Samuel Hawley isn’t like the other fathers in Olympus, Massachusetts. A loner who spent years living on the run, he raised his beloved daughter, Loo, on the road, moving from motel to motel, always watching his back. Now that Loo’s a teenager, Hawley wants only to give her a normal life. In his late wife’s hometown, he finds work as a fisherman, while Loo struggles to fit in at the local high school.
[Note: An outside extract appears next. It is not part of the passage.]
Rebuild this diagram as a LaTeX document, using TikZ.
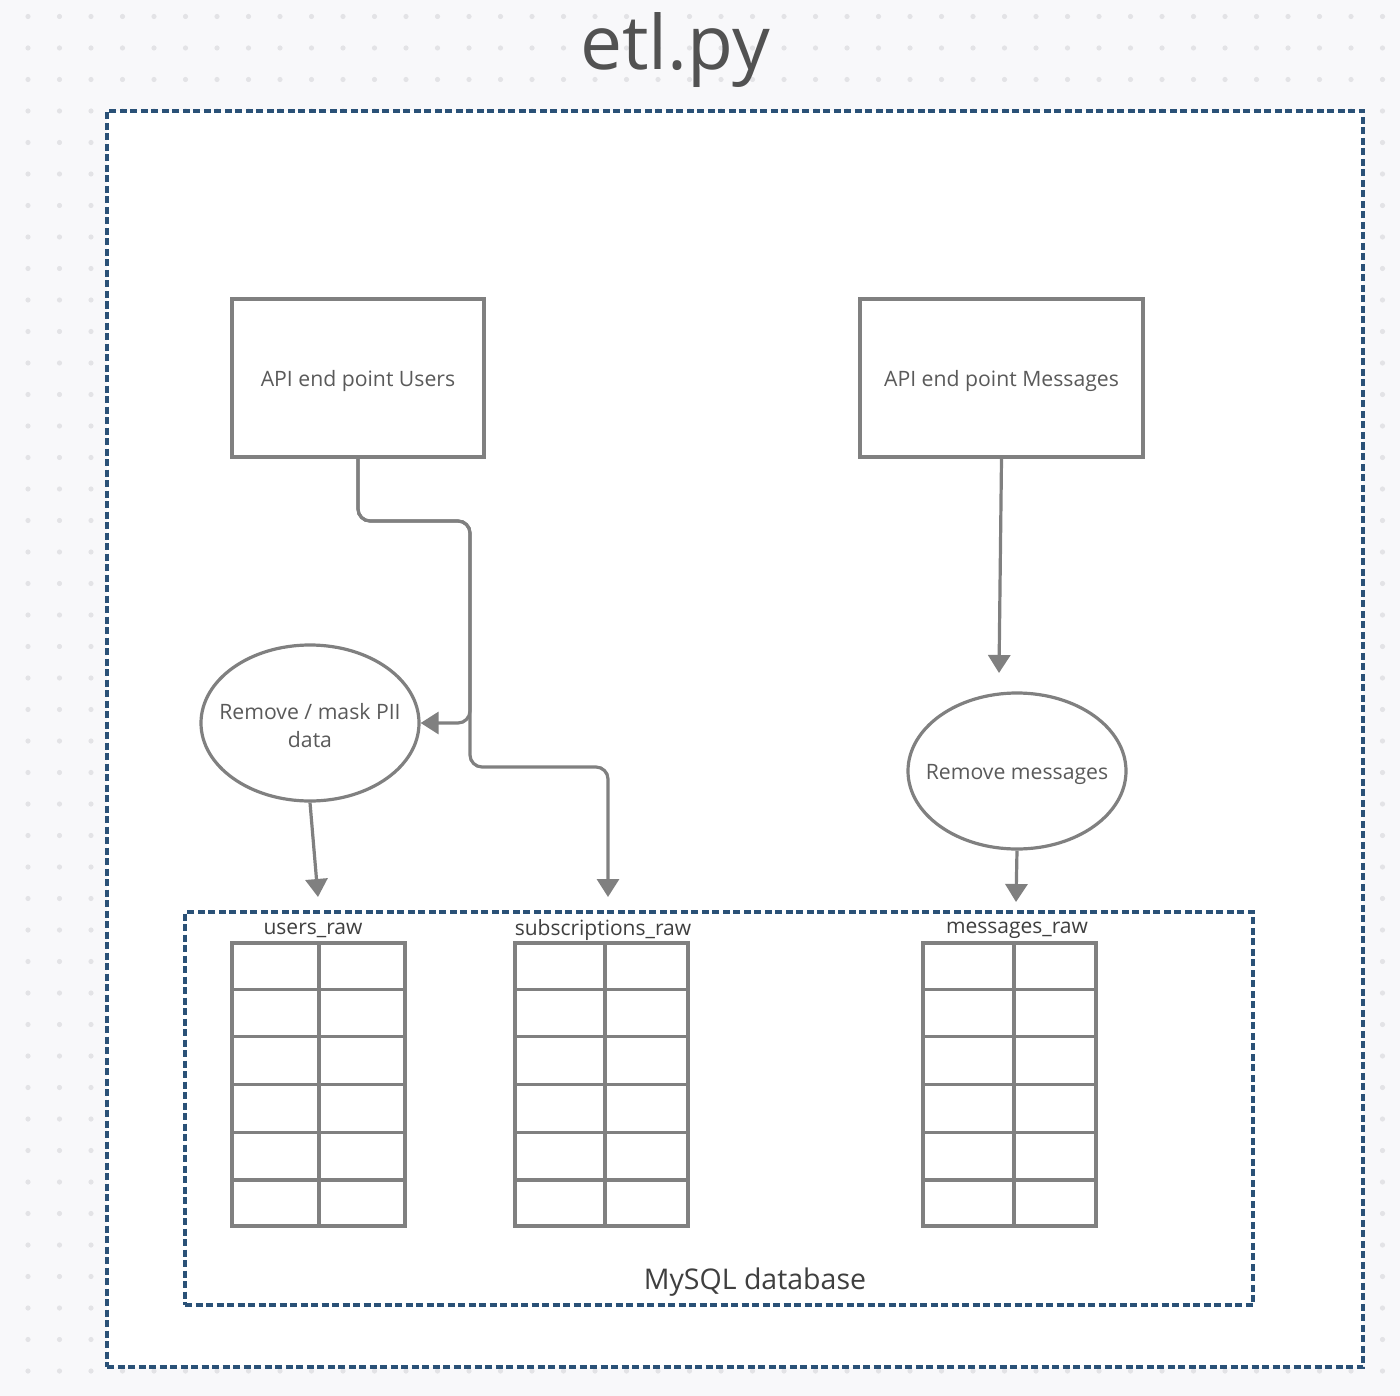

Growing more and more curious about the mother she never knew, Loo begins to investigate. Soon, everywhere she turns, she encounters the mysteries of her parents’ lives before she was born. This hidden past is made all the more real by the twelve scars her father carries on his body. Each scar is from a bullet Hawley took over the course of his criminal career. Each is a memory: of another place on the map, another thrilling close call, another moment of love lost and found. As Loo uncovers a history that’s darker than she could have known, the demons of her father’s past spill over into the present—and together both Hawley and Loo must face a reckoning yet to come.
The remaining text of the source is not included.